Specifically Wind/Solar/Geothermal Power sources. High upfront cost, yes, but low maintenance cost. You don’t need to buy wind to power a wind plant, you do need to pay for coal to power a coal plant. From the perspective of exponential growth, as long as I make more than it costs year to year, window/tidal/solar is an obvious long-term business plan.

Let me explain. Let’s go with wind power. The first one will cost and likely not make me much within the first year. Say 10 Mil for the first windmill.

Short of minimal maintenance we get most of the capital from selling to the grid. Back of envelope calculation, I’m guessing about 4-6 mil per year. So this means approximately every 2 years, we can double the number of windmills and pay interest/dividends on initial investment. So in 10 years, we could, in theory, have 2^5 = 32 windmills, and in 20 years, have over a thousand of them.

But where can we build this massive bounty of windmills successfully without large land costs, problems with low wind speeds, good location near the grid, or people complaining about their “views.”
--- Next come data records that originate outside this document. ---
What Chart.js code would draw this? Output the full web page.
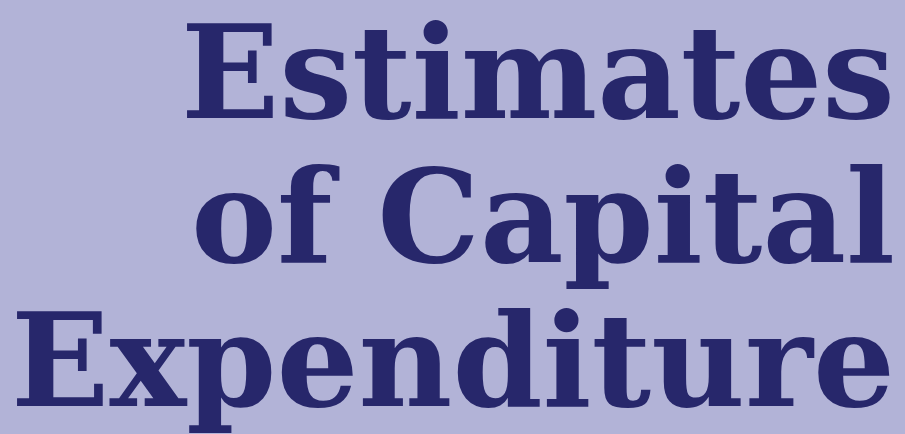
<!DOCTYPE html>
<html>
<head>
<meta charset="utf-8">
<script src="https://cdn.jsdelivr.net/npm/chart.js@4.4.1/dist/chart.umd.min.js"></script>
<style>
  html, body { margin: 0; padding: 0; background: #b2b3d7; }
  #wrap { width: 905px; height: 434px; }
</style>
</head>
<body>
<div id="wrap"><canvas id="coverChart"></canvas></div>
<script>
// cover title, one entry per printed line
const titleLines = ['Estimates', 'of Capital', 'Expenditure'];
// no plotted series on this page
const categories = [];
const values = [];

function renderChart() {
    const ctx = document.getElementById('coverChart').getContext('2d');

    new Chart(ctx, {
        type: 'bar',
        data: {
            labels: categories,
            datasets: [{
                data: values,
                backgroundColor: '#27276b'
            }]
        },
        options: {
            responsive: true,
            maintainAspectRatio: false,
            animation: false,
            layout: {
                padding: { top: 13, right: 10, left: 0, bottom: 0 }
            },
            plugins: {
                legend: { display: false },
                tooltip: { enabled: false },
                title: {
                    display: true,
                    text: titleLines,
                    align: 'end',
                    color: '#27276b',
                    padding: 0,
                    font: {
                        family: '"DejaVu Serif", serif',
                        weight: 'bold',
                        size: 129,
                        lineHeight: 1.116
                    }
                }
            },
            scales: {
                x: { display: false },
                y: { display: false }
            }
        }
    });
}

document.addEventListener('DOMContentLoaded', renderChart);
</script>
</body>
</html>
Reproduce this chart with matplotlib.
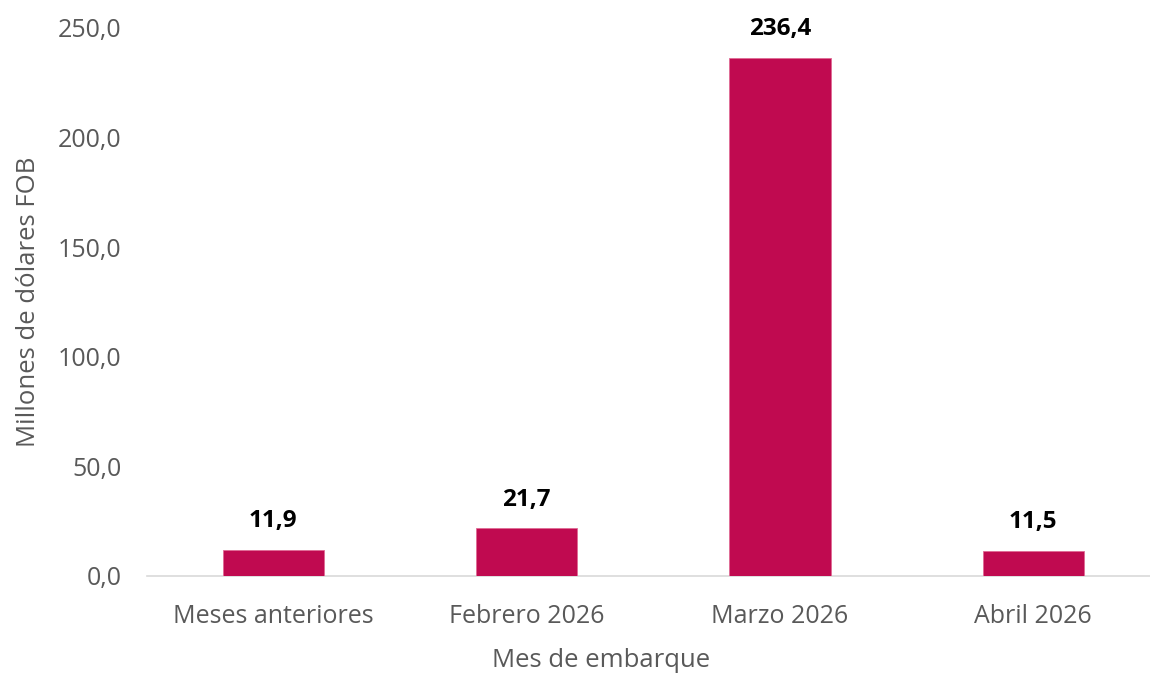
import matplotlib
matplotlib.use("Agg")
import matplotlib.pyplot as plt
from matplotlib.ticker import FuncFormatter

categories = ["Meses anteriores", "Febrero 2026", "Marzo 2026", "Abril 2026"]
values = [11.9, 21.7, 236.4, 11.5]
yticks = [0, 50, 100, 150, 200, 250]

plt.rcParams['font.family'] = ['Open Sans', 'DejaVu Sans']

fig = plt.figure(figsize=(11.5, 6.77), dpi=100)
# plot area runs a bit past the right edge, as in the original
ax = fig.add_axes([146.5 / 1150, 1 - 576 / 677, 1013.5 / 1150, (576 - 28) / 677])

x = range(len(categories))
ax.bar(x, values, width=0.4, color="#C00A50", edgecolor="#E06A95", linewidth=0.6, zorder=3)
for xi, v in zip(x, values):
    ax.annotate(f"{v:.1f}".replace(".", ","), (xi, v), xytext=(0, 12), textcoords="offset points",
                ha="center", va="bottom", fontsize=17.5, fontweight="bold", color="black")

ax.set_xlim(-0.5, len(categories) - 0.5)
ax.set_ylim(0, 250)
ax.set_yticks(yticks)
ax.yaxis.set_major_formatter(FuncFormatter(lambda v, p: f"{v:.1f}".replace(".", ",")))
ax.set_xticks(list(x))
ax.set_xticklabels(categories)
ax.tick_params(axis="both", length=0, labelsize=18, colors="#595959")
ax.tick_params(axis="y", pad=18)
ax.tick_params(axis="x", pad=20)

for s in ["top", "right", "left"]:
    ax.spines[s].set_visible(False)
ax.spines["bottom"].set_color("#D9D9D9")
ax.spines["bottom"].set_linewidth(1.2)

ax.set_xlabel("Mes de embarque", fontsize=18.5, color="#595959")
ax.xaxis.label.set_va("center")
ax.xaxis.set_label_coords(0.4485, -0.155)
ax.set_ylabel("Millones de dólares FOB", fontsize=18.5, color="#595959", labelpad=12)

fig.savefig("out.png", dpi=100)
I’ve thought hard about this, and realized that perhaps if we build up near Churchill, where no one lives, there’s tons of cheap land and if you look at the following map, lots of high wind locations.

Mean Annual Wind Velocity at 50M above ground.

Ok, that’s great.  How far are we from the main power grid, or at very least a powerline that feeds into the main powergrid up there. Well, let’s take a lot at the next map.

Generating Stations and Power Lines, Manitoba

Beautiful, what can you see there, in the vast empty spaces of the north of Manitoba… A beautiful 500kV powerline directly into the heart of where we want to build this exponentially growing wind farm.

So, we have cheap land, easy access to the largest power grid in northwestern America, and great wind resources… What is the last problem we need to resolve.

Well, as anyone who reads newspapers in Ontario is used to seeing around windmills, there’s the inevitable NIMBYism. (Not in my Backyard), by people who think these beautiful pieces of modern architecture will somehow destroy their great view of trees and rocks.

Well, let’s look at this map of population density in Canada.

Population Density in Canada from 2002

What do you notice around the Hudson Bay, particularly near where Churchill is.

There is almost no one living there. Ie. There is very little change for NIMBYism, and the few people who are there will likely be very happy to have the oil-sands level windfalls from jobs and capital due to the power production.

Note, this is all back of envelope, but doesn’t this sound like a great business plan to you? Up there with the original business of Hudson’s Bay when they built York Factory and started the creation of a business that has prospered and lasted for over 300 years.

Yes, because we are only starting with 1 windmill, it will take a while to get up to scale, but exponential growth is exponential growth. Given 10 iterations, we would be at 1024 windmills, 20 iterations, and we’d likely be generating enough power for the entire northeast corridor simply from wind… Then with that cheap energy, the real fun begins for Canada and Canadian manufacturing. 😉

Pretty exciting, eh?

KJR

ps. I would love to take this, put it into a business plan, get the capital and start building. However, I need an engineer to help me out with the technical parts. Perhaps if I could nail this down, the BDC or someone with some real capital would be interested in this long term plan.